Pour l’ordinaire, quand la cour vehmique avait proscrit un accusé, tous les francs-juges avaient ordre de le poursuivre ; et celui qui le rencontrait devait le tuer. S’il était trop faible pour ce métier de bourreau, ses confrères, en vertu de leurs serments, étaient tenus de lui prêter secours. Nous suivons toujours la masse des historiens, qui dans ces détails au moins sont exacts. Parfois, foulant aux pieds toutes les formes judiciaires, le tribunal secret condamnait un accusé sans le citer, sans l’entendre, sans le convaincre. Mais d’ordinaire on le sommait de comparaître, par quatre citations. Ceux qui étaient chargés de citer l’accusé épiaient, dans les ténèbres, le mo-

 
 
ment favorable pour clouer à sa porte la sommation. Cette pièce portait d’abord le nom du coupable, écrit en grosses lettres ; puis le genre de ses crimes vrais ou prétendus, ensuite ces mots : « Nous, les secrets vengeurs de l’Éternel, les juges implacables des crimes, et les protecteurs de l’innocence, nous te citons d’ici à trois jours devant le tribunal de Dieu. Comparais ; comparais ! »

La personne citée se rendait à un carrefour où aboutissaient quatre chemins. Un franc-juge, masqué et couvert d’un manteau noir, s’approchait lentement en prononçant le nom du coupable qu’il cherchait, il l’emmenait en silence et lui jetait sur le visage un voile épais, pour l’empêcher de reconnaître le chemin qu’il parcourait. Les sentences se rendaient toujours à l’heure de minuit. Il n’était point de lieu qui ne pût servir aux séances du tribunal secret, tout caché qu’il était et à l’abri de toute surprise : c’était souvent une caverne. L’accusé y descendait, et on lui découvrait le visage ; il voyait alors ces justiciers qui étaient partout et nulle part, et dont les bras s’étendaient partout, comme la présence de l’Éternel. Mais tous ces juges étaient masqués, ils ne s’exprimaient que par signes, à la lueur des torches. Quand l’accusé avait parlé pour sa défense, et que l’heure du jugement était venue, on sonnait une cloche ; de vives lumières éclairaient l’assemblée, le prévenu se voyait au milieu d’un cercle nombreux de juges noirs.

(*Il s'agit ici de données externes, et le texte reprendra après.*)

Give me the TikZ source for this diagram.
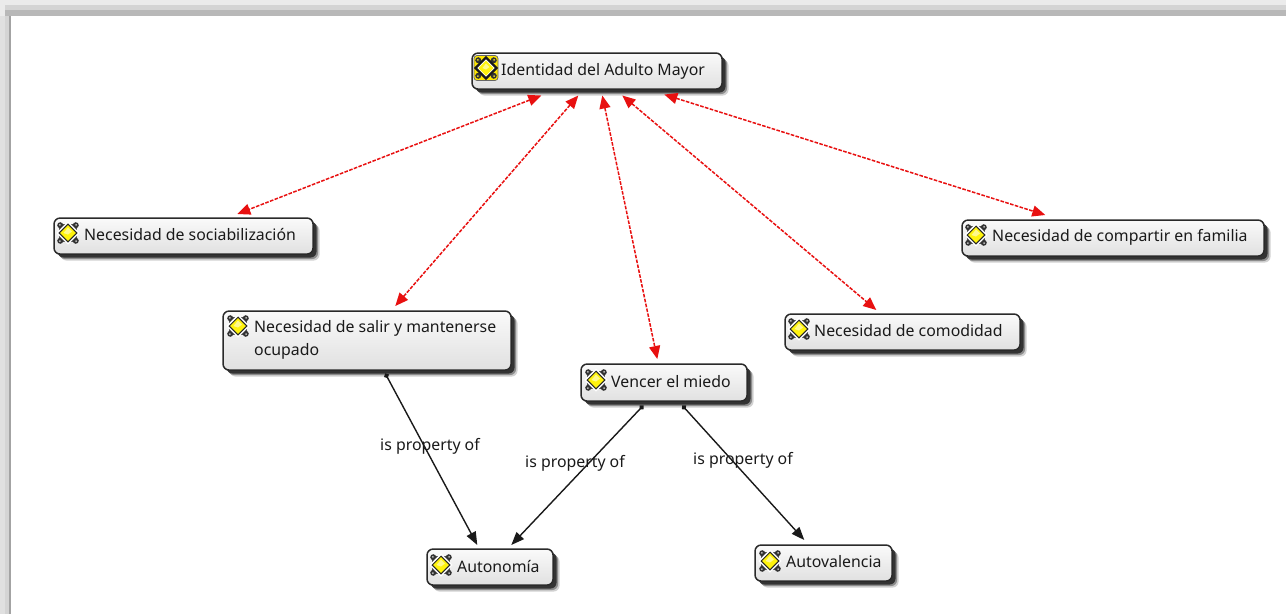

La cour qui condamna ainsi Conrad de Langen était composée de trois cents francs-juges, et un jour que l’empereur Sigismond, de la maison de Luxembourg, présidait le tribunal secret, mille juges siégeaient autour de lui.

Pour les crimes avérés, pour les longs brigandages, on ne citait point, parce que le coupable, dès qu’il savait que la cour vehmique avait les yeux sur lui, se hâtait de fuir devant les poignards de cette justice inévitable ; il abandonnait pour jamais la terre rouge ; c’est le nom que les invisibles donnaient à la Westphalie, siège de leurs séances, centre de leurs pouvoirs.

Quand les juges chargés d’exécuter les sentences du tribunal secret avaient trouvé et saisi le condamné, ils le pendaient, avec une corde faite de branches d’osier tordues et tressées, au premier arbre qui se rencontrait sur le grand chemin. S’ils le poignardaient, selon la teneur du jugement, ils attachaient le cadavre à un tronc d’arbre et laissaient dans la plaie le poignard, au manche duquel était attachée la sentence, afin que l’on sût que ce n’était pas là un meurtre, ni un assassinat, mais une justice des francs-juges.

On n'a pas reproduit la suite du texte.